The Emerging Technologies Conference at MIT featured an electronic nametag, which was slightly fancier and a whole lot chunkier than RFID-embedded nametags that I’ve seen at other conferences. Made by nTAG Interactive, the nametag was basically a PDA that you hung on your neck. On top of the PDA is a paper nametag that states your name and affiliation. (Makes you think- while they were at it, why didn’t they put a small LCD screen on the device and get rid of paper entirely?)
One of the good things about the nTAG was that you didn’t have to exchange namecards- when two people meet, the devices pick up information of the other person and lets you “store” it, adding notes regarding the person, and so forth. You can later login to nTag’s site to download those contacts or have them emailed.

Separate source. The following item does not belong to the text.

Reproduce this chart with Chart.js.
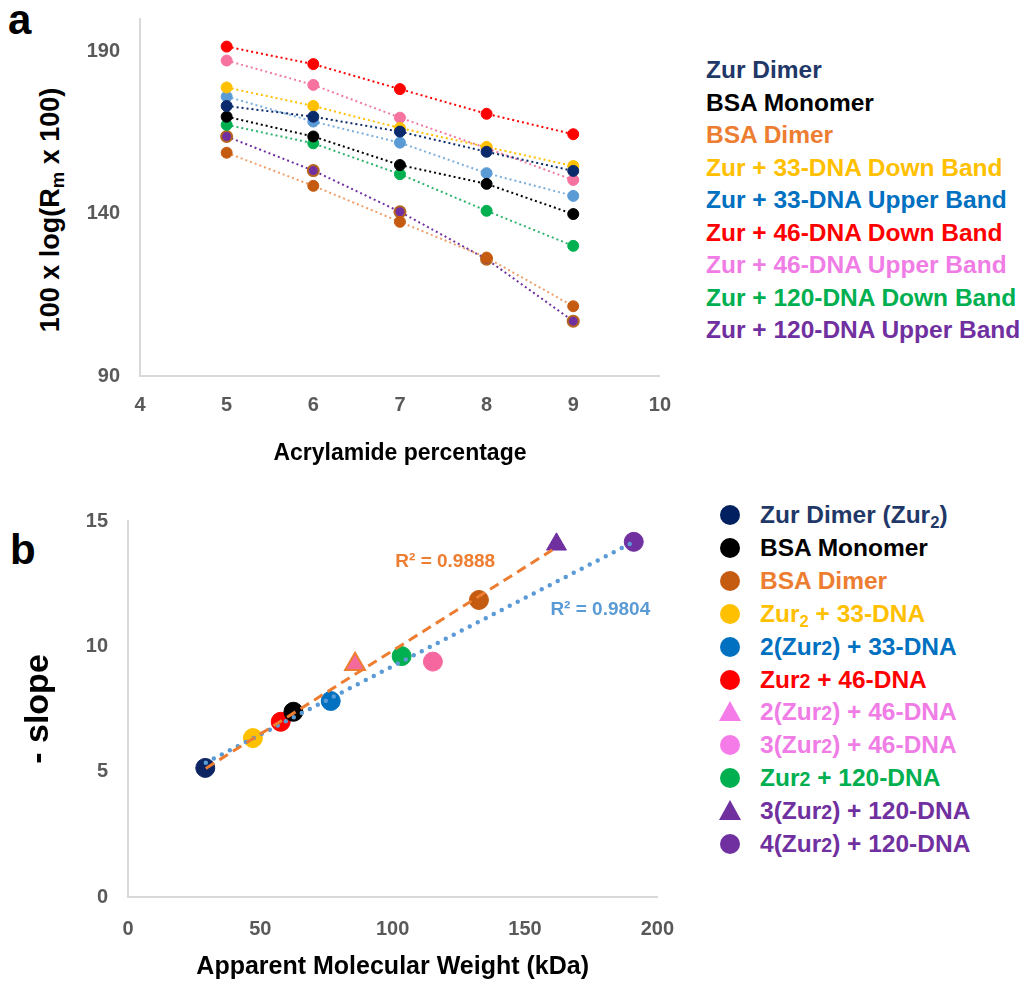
<!DOCTYPE html>
<html>
<head>
<meta charset="utf-8">
<script src="https://cdn.jsdelivr.net/npm/chart.js@4.4.1/dist/chart.umd.min.js"></script>
<style>
  body { margin: 0; background: #fff; font-family: "Liberation Sans", Arial, sans-serif; }
  #page { position: relative; width: 1024px; height: 990px; overflow: hidden; }
  canvas { position: absolute; left: 0; }
  .txt { position: absolute; font-weight: bold; white-space: nowrap; }
  .row { position: absolute; height: 32px; line-height: 32px; font-size: 24.5px; font-weight: bold; white-space: nowrap; }
  .mk { position: absolute; }
  sub { font-size: 0.68em; vertical-align: -0.3em; line-height: 0; }
  .s2 { font-size: 0.8em; }
</style>
</head>
<body>
<div id="page">
  <div class="txt" style="left:8px; top:-4px; font-size:42px;">a</div>
  <div class="txt" style="left:10px; top:526px; font-size:42px;">b</div>
  <div class="txt" style="left:50px; top:210px; font-size:27px; transform: translate(-50%, -50%) rotate(-90deg);">100 x log(R<sub>m</sub> x 100)</div>
  <canvas id="chartA" width="688" height="493" style="top:-13px"></canvas>
  <canvas id="chartB" width="694" height="501" style="top:489px"></canvas>
  <div id="legendA"></div>
  <div id="legendB"></div>
</div>
<script>
const FONT = '"Liberation Sans", Arial, sans-serif';

// ---- panel a: 100 x log(Rm x 100) vs acrylamide %
const acrylamide = [5, 6, 7, 8, 9];
const zurDimer     = [173.2, 169.9, 165.3, 159.1, 153.2];
const bsaMonomer   = [169.9, 163.8, 155.0, 149.2, 139.9];
const bsaDimer     = [158.8, 148.6, 137.5, 126.5, 111.5];
const zur33Down    = [178.9, 173.2, 166.4, 160.6, 154.7];
const zur33Up      = [176.1, 168.4, 161.9, 152.5, 145.5];
const zur46Down    = [191.5, 186.1, 178.4, 170.8, 164.5];
const zur46Up      = [187.2, 179.7, 169.6, 160.2, 150.4];
const zur120Down   = [167.4, 161.7, 152.2, 140.9, 130.1];
const zur120Up     = [163.8, 153.3, 140.6, 126.0, 106.9];
const xTicksA = [4, 5, 6, 7, 8, 9, 10];
const yTicksA = [90, 140, 190];

const namesA = ['Zur Dimer', 'BSA Monomer', 'BSA Dimer', 'Zur + 33-DNA Down Band', 'Zur + 33-DNA Upper Band',
  'Zur + 46-DNA Down Band', 'Zur + 46-DNA Upper Band', 'Zur + 120-DNA Down Band', 'Zur + 120-DNA Upper Band'];
const valuesA = [zurDimer, bsaMonomer, bsaDimer, zur33Down, zur33Up, zur46Down, zur46Up, zur120Down, zur120Up];
const markA = ['#0b2a6b', '#000000', '#c55a11', '#ffc000', '#5b9bd5', '#ff0000', '#f7739f', '#00b050', '#7030a0'];
const lineA = ['#0b2a6b', '#000000', '#eda06a', '#ffc000', '#7aaedc', '#ff0000', '#f07ba6', '#2db36a', '#7030a0'];
const textA = ['#1f3868', '#000000', '#ed7d31', '#ffc000', '#0070c0', '#ff0000', '#f07de6', '#00b050', '#7030a0'];

// ---- panel b: -slope vs apparent molecular weight
const namesB = ['Zur Dimer (Zur<sub>2</sub>)', 'BSA Monomer', 'BSA Dimer', 'Zur<sub>2</sub> + 33-DNA',
  '2(Zur<span class="s2">2</span>) + 33-DNA', 'Zur<span class="s2">2</span> + 46-DNA',
  '2(Zur<span class="s2">2</span>) + 46-DNA', '3(Zur<span class="s2">2</span>) + 46-DNA',
  'Zur<span class="s2">2</span> + 120-DNA', '3(Zur<span class="s2">2</span>) + 120-DNA', '4(Zur<span class="s2">2</span>) + 120-DNA'];
const mwApparent = [29.2, 62.5, 132.6, 47.2, 76.6, 57.7, 85.8, 115.2, 103.4, 161.9, 191.1];
const negSlope   = [5.15, 7.39, 11.85, 6.34, 7.82, 6.99, 9.29, 9.39, 9.61, 14.07, 14.17];
const shapeB = ['circle', 'circle', 'circle', 'circle', 'circle', 'circle', 'triangle', 'circle', 'circle', 'triangle', 'circle'];
const markB = ['#0d2463', '#000000', '#c55a11', '#ffc000', '#0070c0', '#ff0000', '#f56a9c', '#f7679f', '#00b050', '#7030a0', '#7030a0'];
const legMarkB = ['#002060', '#000000', '#c55a11', '#ffc000', '#0070c0', '#ff0000', '#f47be8', '#f47be8', '#00b050', '#7030a0', '#7030a0'];
const textB = ['#1f3868', '#000000', '#ed7d31', '#ffc000', '#0070c0', '#ff0000', '#f07de6', '#f07de6', '#00b050', '#7030a0', '#7030a0'];
const trendOrangeX = [29.4, 160.3];
const trendOrangeY = [5.13, 13.84];
const trendBlueX = [29.4, 191.1];
const trendBlueY = [5.36, 14.17];
const r2Text = ['R² = 0.9888', 'R² = 0.9804'];
const r2X = [101, 159.6];
const r2Y = [13.36, 11.45];
const r2Color = ['#ed7d31', '#5b9bd5'];
const xTicksB = [0, 50, 100, 150, 200];
const yTicksB = [0, 5, 10, 15];

const tickFont = { family: FONT, size: 20, weight: 'bold' };
const axisBorder = { display: true, color: '#d9d9d9', width: 2 };

new Chart(document.getElementById('chartA'), {
  type: 'scatter',
  data: {
    datasets: namesA.map((name, i) => ({
      label: name,
      data: acrylamide.map((x, j) => ({ x: x, y: valuesA[i][j] })),
      showLine: true,
      borderColor: lineA[i],
      borderWidth: 2,
      borderDash: [2, 3],
      pointRadius: 5.5,
      pointBackgroundColor: markA[i],
      pointBorderColor: i === 8 ? '#b5651d' : markA[i],
      pointBorderWidth: i === 8 ? 2 : 1
    }))
  },
  options: {
    responsive: false, animation: false, devicePixelRatio: 1,
    layout: { padding: 0 },
    plugins: { legend: { display: false }, tooltip: { enabled: false } },
    scales: {
      x: {
        type: 'linear', min: 4, max: 10,
        grid: { display: false, drawTicks: false }, border: axisBorder,
        afterBuildTicks: s => { s.ticks = xTicksA.map(v => ({ value: v })); },
        afterFit: s => { s.height = 104; },
        ticks: { font: tickFont, color: '#595959', padding: 17 },
        title: { display: true, text: 'Acrylamide percentage', color: '#000', font: { family: FONT, size: 23, weight: 'bold' }, padding: { top: 0, bottom: 13 } }
      },
      y: {
        min: 90, max: 200,
        grid: { display: false, drawTicks: false }, border: axisBorder,
        afterBuildTicks: s => { s.ticks = yTicksA.map(v => ({ value: v })); },
        afterFit: s => { s.width = 140; },
        ticks: { font: tickFont, color: '#595959', padding: 20 }
      }
    }
  }
});

const r2Labels = {
  id: 'r2Labels',
  afterDatasetsDraw(chart) {
    const { ctx, scales } = chart;
    ctx.save();
    ctx.font = 'bold 19px ' + FONT;
    ctx.textBaseline = 'middle';
    r2Text.forEach((t, i) => {
      ctx.fillStyle = r2Color[i];
      ctx.fillText(t, scales.x.getPixelForValue(r2X[i]), scales.y.getPixelForValue(r2Y[i]));
    });
    ctx.restore();
  }
};

const trendSets = [
  {
    data: trendOrangeX.map((x, j) => ({ x: x, y: trendOrangeY[j] })),
    showLine: true, borderColor: '#ed7d31', borderWidth: 3, borderDash: [10, 6],
    pointRadius: 0, order: 0
  },
  {
    data: trendBlueX.map((x, j) => ({ x: x, y: trendBlueY[j] })),
    showLine: true, borderColor: '#5b9bd5', borderWidth: 4.5, borderDash: [0, 9], borderCapStyle: 'round',
    pointRadius: 0, order: 0
  }
];

new Chart(document.getElementById('chartB'), {
  type: 'scatter',
  data: {
    datasets: trendSets.concat(namesB.map((name, i) => ({
      label: name,
      data: [{ x: mwApparent[i], y: negSlope[i] }],
      pointStyle: shapeB[i],
      pointRadius: shapeB[i] === 'triangle' ? 11.5 : 9.5,
      pointBackgroundColor: markB[i],
      pointBorderColor: i === 6 ? '#ed7d31' : markB[i],
      pointBorderWidth: i === 6 ? 2 : 1,
      order: 1
    })))
  },
  options: {
    responsive: false, animation: false, devicePixelRatio: 1,
    layout: { padding: 0 },
    plugins: { legend: { display: false }, tooltip: { enabled: false } },
    scales: {
      x: {
        type: 'linear', min: 0, max: 200,
        grid: { display: false, drawTicks: false }, border: axisBorder,
        afterBuildTicks: s => { s.ticks = xTicksB.map(v => ({ value: v })); },
        afterFit: s => { s.height = 93; },
        ticks: { font: tickFont, color: '#595959', padding: 20 },
        title: { display: true, text: 'Apparent Molecular Weight (kDa)', color: '#000', font: { family: FONT, size: 25, weight: 'bold' }, padding: { top: 0, bottom: 8 } }
      },
      y: {
        min: 0, max: 15,
        grid: { display: false, drawTicks: false }, border: axisBorder,
        afterBuildTicks: s => { s.ticks = yTicksB.map(v => ({ value: v })); },
        afterFit: s => { s.width = 128; },
        ticks: { font: tickFont, color: '#595959', padding: 20 },
        title: { display: true, text: '- slope', color: '#000', font: { family: FONT, size: 34, weight: 'bold' }, padding: { top: 18, bottom: 0 } }
      }
    }
  },
  plugins: [r2Labels]
});

// legends (text coloured like the source figure)
const legA = document.getElementById('legendA');
legA.innerHTML = namesA.map((n, i) =>
  `<div class="row" style="left:706px; top:${54 + i * 32.5}px; color:${textA[i]}">${n}</div>`).join('');

const legB = document.getElementById('legendB');
legB.innerHTML = namesB.map((n, i) => {
  const cy = 515 + i * 32.9;
  const mk = shapeB[i] === 'triangle'
    ? `<div class="mk" style="left:719px; top:${cy - 11}px; width:0; height:0; border-left:11px solid transparent; border-right:11px solid transparent; border-bottom:20px solid ${legMarkB[i]};"></div>`
    : `<div class="mk" style="left:720px; top:${cy - 10}px; width:20px; height:20px; border-radius:50%; background:${legMarkB[i]};"></div>`;
  return mk + `<div class="row" style="left:760px; top:${cy - 16}px; color:${textB[i]}">${n}</div>`;
}).join('');
</script>
</body>
</html>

While this system seems very convenient, there is the factor of having to go through nTag’s main computer to access your information. Although accounts are personalized, there is still the issue of nTag being able to see who networked with whom. The devices even know which sessions you’ve attended (or not), which is a little more information than I’d like to give them.
You can also send messages to other conference attendees and participate in discussions via your nametag, but the most disturbing thing was that the system used personal data (that you input in order to network) to analyze what kind of people were attending the conference… and who knows what else?.
I suppose this is the kind of tethered technology that Jonathan Zittrain warns about. True, this gadget is easier to carry than a thick booklet (the one you get at every conference, with a list of speakers, profiles, forums, etc.) but because all information is controlled and monitored by nTag, you have to give up more than you get.
PS. I took a picture of the nTag, but I can’t find my CF card reader at the present (will update later). I wish my camera would wirelessly connect with my computer- but then bluetooth technology is something I’m worried about too. Without wires, you begin to wonder how many bits are floating around in the air… disturbing!